After crossing the Moselle River, in the town of Ediger, an old man handed me a black Leica camera (which I still have!) and a large ancient key ring with what looked like a 300 (?) year old heavy brass key on it. He pointed to a pair of immense old brass-bound thick wooden doors telling me it was a "weinkeller". I knew enough German to know what he meant! I opened the doors and discovered a wine cellar with about 2500 bottles of white Moselle wine, in wooden cases; we loaded a few cases on our AT Truck and distributed many bottles to line-company riflemen marching along on both sides of us as our truck drove between them. (Many infantry riflemen used to envy our riding in a truck except when we were being strafed from the air, and, of course, when we had to "face up" our AT gun towards an advancing Panzer!! It was on such occasions that I felt the "fear pain" sensation! Later, I realized that this was an extremely intense form of "anxiety attack"!

During a combat engagement in a small town, we fired our 57mm AT gun, using HE ammunition, at some enemy snipers who were firing at us from the second story of a building. We destroyed the top of the building, together with the snipers, of course! When we later approached the building we realized that we had inadvertently blown open a bank vault inside a bank located on the ground floor of said building, the floor of which was literally littered with many thousands of 50-mark and 100-mark German banknotes!! Someone (our Corporal?) had the bright idea that we should take as much of our newly found "wealth" with us as we could, since the paper "invasion" money the Army had issued to us had proven to be unacceptable to the German civilians from whom we wanted to buy food items and the like? They were most happy to trade for our cigarettes but as many of us smoked more than the 2 free packs a day the Army gave us, this was not practical! Actually, we also received 2 candy bars a day, which I traded for cigarettes whenever I found a GI who didn't smoke!

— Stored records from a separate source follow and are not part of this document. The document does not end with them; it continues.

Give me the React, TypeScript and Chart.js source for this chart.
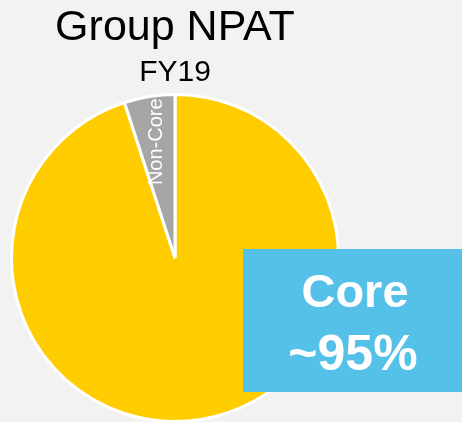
import React, { useEffect, useRef } from "react";
import { Chart, registerables } from "chart.js";

Chart.register(...registerables);

const categories = ["Core", "Non-Core"];
const values = [95, 5];
const colors = ["#ffcc00", "#a6a6a6"];
const titleText = "Group NPAT";
const subtitleText = "FY19";
const calloutLines = ["Core", "~95%"];

const FONT = "'Liberation Sans', Arial, sans-serif";

const overlayPlugin = {
  id: "overlay",
  beforeDraw(chart: any) {
    const ctx = chart.ctx;
    ctx.save();
    ctx.fillStyle = "#f2f2f2";
    ctx.fillRect(0, 0, chart.width, chart.height);
    ctx.restore();
  },
  afterDatasetsDraw(chart: any) {
    const ctx = chart.ctx;
    const meta = chart.getDatasetMeta(0);
    const arc = meta.data[1];
    if (arc) {
      const p = arc.getProps(["x", "y", "startAngle", "endAngle", "outerRadius"], true);
      const mid = (p.startAngle + p.endAngle) / 2;
      const r = p.outerRadius * 0.72;
      const x = p.x + Math.cos(mid) * r;
      const y = p.y + Math.sin(mid) * r;
      ctx.save();
      ctx.translate(x, y);
      ctx.rotate(-Math.PI / 2);
      ctx.fillStyle = "#ffffff";
      ctx.font = `20px ${FONT}`;
      ctx.textAlign = "center";
      ctx.textBaseline = "middle";
      ctx.fillText(categories[1], 0, 0);
      ctx.restore();
    }
  },
  afterDraw(chart: any) {
    const ctx = chart.ctx;
    ctx.save();
    ctx.fillStyle = "#000000";
    ctx.textAlign = "center";
    ctx.textBaseline = "alphabetic";
    ctx.font = `43px ${FONT}`;
    ctx.fillText(titleText, 175, 40);
    ctx.font = `30px ${FONT}`;
    ctx.fillText(subtitleText, 175, 81);
    ctx.fillStyle = "#56c1e8";
    ctx.fillRect(243, 249, 230, 143);
    ctx.fillStyle = "#ffffff";
    ctx.font = `bold 47px ${FONT}`;
    ctx.fillText(calloutLines[0], 355, 307);
    ctx.font = `bold 50px ${FONT}`;
    ctx.fillText(calloutLines[1], 353, 370);
    ctx.restore();
  },
};

export default function App() {
  const ref = useRef<HTMLCanvasElement | null>(null);
  useEffect(() => {
    document.body.style.margin = "0";
    document.body.style.background = "#f2f2f2";
    if (!ref.current) return;
    const chart = new Chart(ref.current, {
      type: "pie",
      data: {
        labels: categories,
        datasets: [
          {
            data: values,
            backgroundColor: colors,
            borderColor: "#ffffff",
            borderWidth: 3,
            hoverOffset: 0,
          },
        ],
      },
      options: {
        animation: false,
        responsive: false,
        radius: 163.5,
        layout: { padding: { left: 10, right: 122, top: 94, bottom: 0 } },
        plugins: {
          legend: { display: false },
          title: { display: false },
          tooltip: { enabled: false },
        },
      },
      plugins: [overlayPlugin],
    });
    return () => chart.destroy();
  }, []);
  return (
    <div style={{ width: 462, height: 422, background: "#f2f2f2" }}>
      <canvas ref={ref} width={462} height={422} style={{ display: "block" }} />
    </div>
  );
}
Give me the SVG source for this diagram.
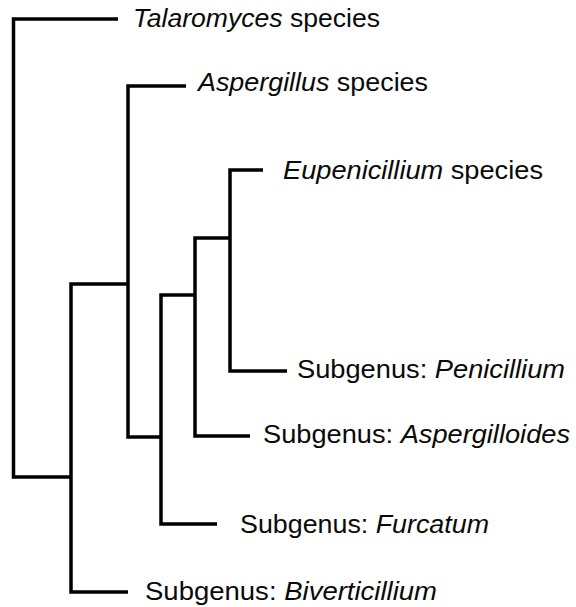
<svg xmlns="http://www.w3.org/2000/svg" width="576" height="607" viewBox="0 0 576 607">
<style>
.b{fill:none;stroke:#000;stroke-width:3.5;stroke-linejoin:miter}
text{font-family:"Liberation Sans",Arial,sans-serif;font-size:26px;fill:#0a0a0a}
.i{font-style:italic}
</style>
<rect width="576" height="607" fill="#fff"/>
<g id="connectors">
<path class="b" d="M118,19 H13.5 V477 H71"/>
<path class="b" d="M128,284 H71 V592 H128"/>
<path class="b" d="M186,86 H128 V437 H161"/>
<path class="b" d="M195,295 H161 V524 H217"/>
<path class="b" d="M230,238 H195 V436 H250"/>
<path class="b" d="M263,170 H230 V371 H287"/>
</g>
<g id="talaromyces"><text x="133" y="27" textLength="247" lengthAdjust="spacingAndGlyphs"><tspan class="i">Talaromyces</tspan> species</text></g>
<g id="aspergillus"><text x="198" y="91" textLength="230" lengthAdjust="spacingAndGlyphs"><tspan class="i">Aspergillus</tspan> species</text></g>
<g id="eupenicillium"><text x="283" y="179" textLength="260" lengthAdjust="spacingAndGlyphs"><tspan class="i">Eupenicillium</tspan> species</text></g>
<g id="penicillium"><text x="297" y="378" textLength="268" lengthAdjust="spacingAndGlyphs">Subgenus: <tspan class="i">Penicillium</tspan></text></g>
<g id="aspergilloides"><text x="263" y="443" textLength="307" lengthAdjust="spacingAndGlyphs">Subgenus: <tspan class="i">Aspergilloides</tspan></text></g>
<g id="furcatum"><text x="240" y="533" textLength="249" lengthAdjust="spacingAndGlyphs">Subgenus: <tspan class="i">Furcatum</tspan></text></g>
<g id="biverticillium"><text x="145" y="600" textLength="292" lengthAdjust="spacingAndGlyphs">Subgenus: <tspan class="i">Biverticillium</tspan></text></g>
</svg>
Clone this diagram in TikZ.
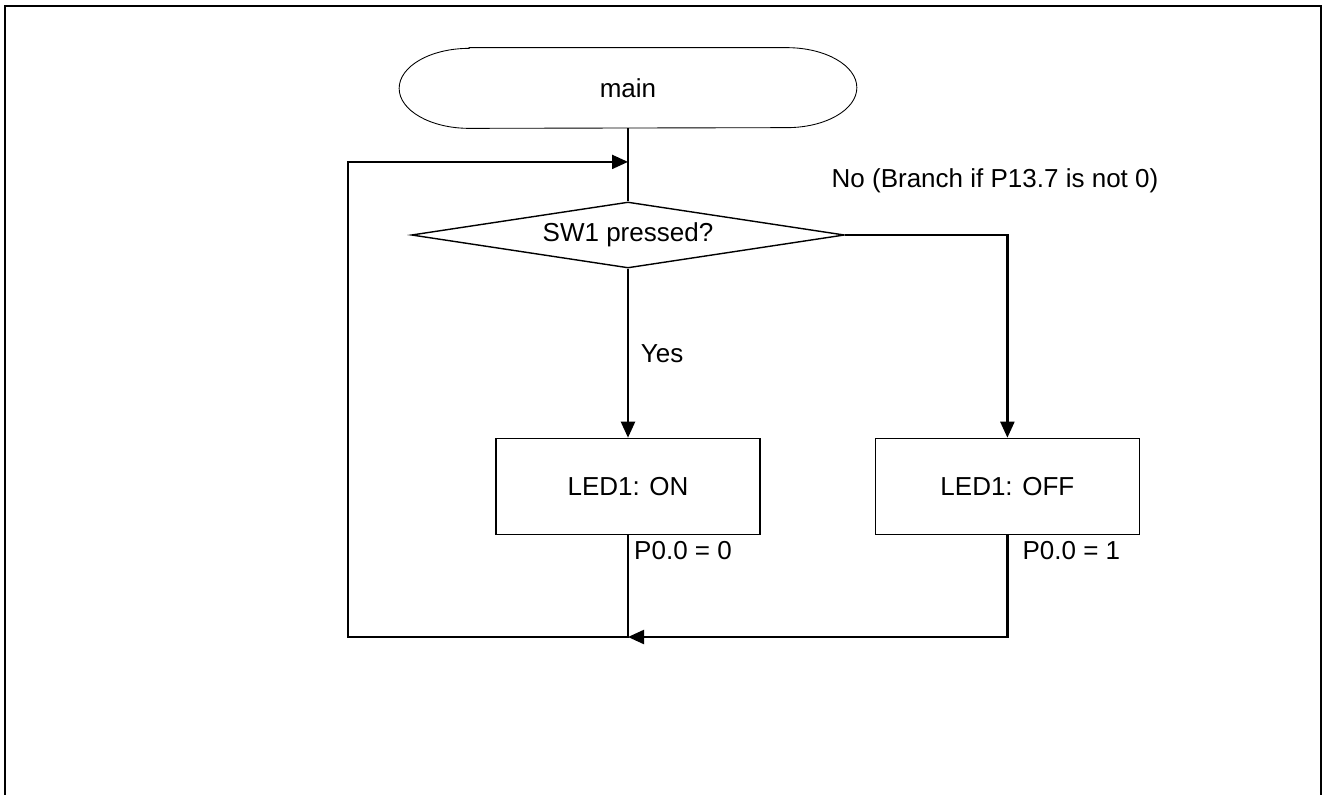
\documentclass[tikz,border=0pt]{standalone}
\usepackage{fontspec}
\setmainfont{Liberation Sans}
\usetikzlibrary{positioning,calc,shapes.geometric,arrows.meta}

\begin{document}
\begin{tikzpicture}[
	every node/.append style={font=\fontsize{14.8}{17}\selectfont},
	terminal/.style={minimum width=9.14cm,minimum height=1.6cm},
	decision/.style={draw,line width=0.8pt,diamond,aspect=6.5,inner sep=0pt,minimum width=8.66cm,minimum height=1.32cm},
	procbox/.style={draw,line width=0.8pt,minimum width=5.28cm,minimum height=1.92cm},
	flow/.style={line width=1.25pt},
	flowarrow/.style={flow,-{Triangle[length=3.2mm,width=2.8mm]}}
	]
			\useasboundingbox (0,0) rectangle (26.46,-15.9);
			\draw[line width=1.1pt] (0.1,-15.9) -- (0.1,-0.12) -- (26.42,-0.12) -- (26.42,-15.9);
			%
			\node[terminal] (main) at (12.56,-1.76) {main};
			\draw[line width=0.5pt] ($(main.north west)+(1.4,0)$) -- ($(main.north east)+(-1.4,0)$)
				arc[start angle=90,end angle=-90,x radius=1.4cm,y radius=0.8cm]
				-- ($(main.south west)+(1.4,0)$)
				arc[start angle=270,end angle=90,x radius=1.4cm,y radius=0.8cm] -- cycle;
			\node[decision] (sw) at (12.56,-4.7) {SW1 pressed?};
			\node[procbox, below=3.38cm of sw] (on) {LED1: ON};
			\node[procbox, right=2.28cm of on] (off) {LED1: OFF};
			\node (nolbl) at (19.9,-3.62) {No (Branch if P13.7 is not 0)};
			\coordinate (join) at ($(main.south)!0.46!(sw.north)$);
			\coordinate (merge) at (12.56,-12.74);
			\coordinate (corner) at (6.96,-12.74);
			%
			\draw[flow] (main) -- (sw);
			\draw[flowarrow] (sw) -- node[right,xshift=0.12cm] {Yes} (on);
			\draw[flowarrow] (sw.east) -| (off.north);
			\draw[flowarrow] (on.south) -- (merge) -- (corner) |- (join);
			\draw[flowarrow] (off.south) |- (merge);
			\node[anchor=north west] (p0on) at (on.south) {P0.0 = 0};
			\node[anchor=north west,xshift=0.18cm] (p0off) at (off.south) {P0.0 = 1};
\end{tikzpicture}
\end{document}
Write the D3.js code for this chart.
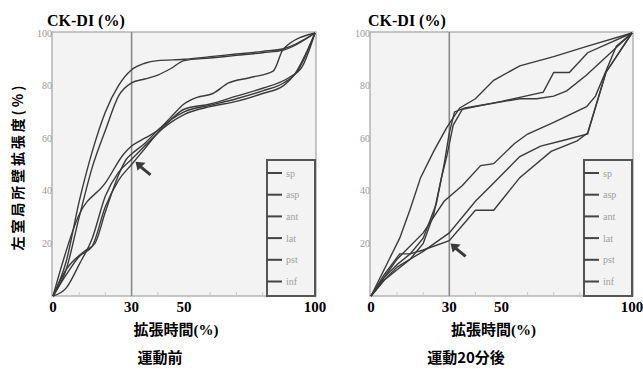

The German civilians were unwilling to take our "invasion" money because they never gave up hope that Hitler would eventually kick us out of Germany! And also thought they'd be subject to severe punishment for dealing with the enemy, i.e., American soldiers! So, as we weren't allowed to loot or expropriate anything from enemy civilians at gunpoint; and, as our "invasion" money was useless, we decided to behave like "gentlemen" and fill all our future needs with the real German money we had found! Therefore, we stuffed the 2 duffel bags we could find with as many banknotes as we could...I'm sure the rear echelon troops who later came along after us took advantage of the "largesse" we left behind? I guessed we ended up with about 600,000 marks to spend during our campaign! Actually, we divided the total among the 3 AT squads so that we kept about 200,000 marks for ourselves! When our combat service ended in May 1945, we divided all the money that was left among the surviving GI's, and as it had no value we took it home for souvenirs! Later, in Fort Dix, NJ, soldiers being discharged, and going home from all over the World traded most of the foreign money they had with each other!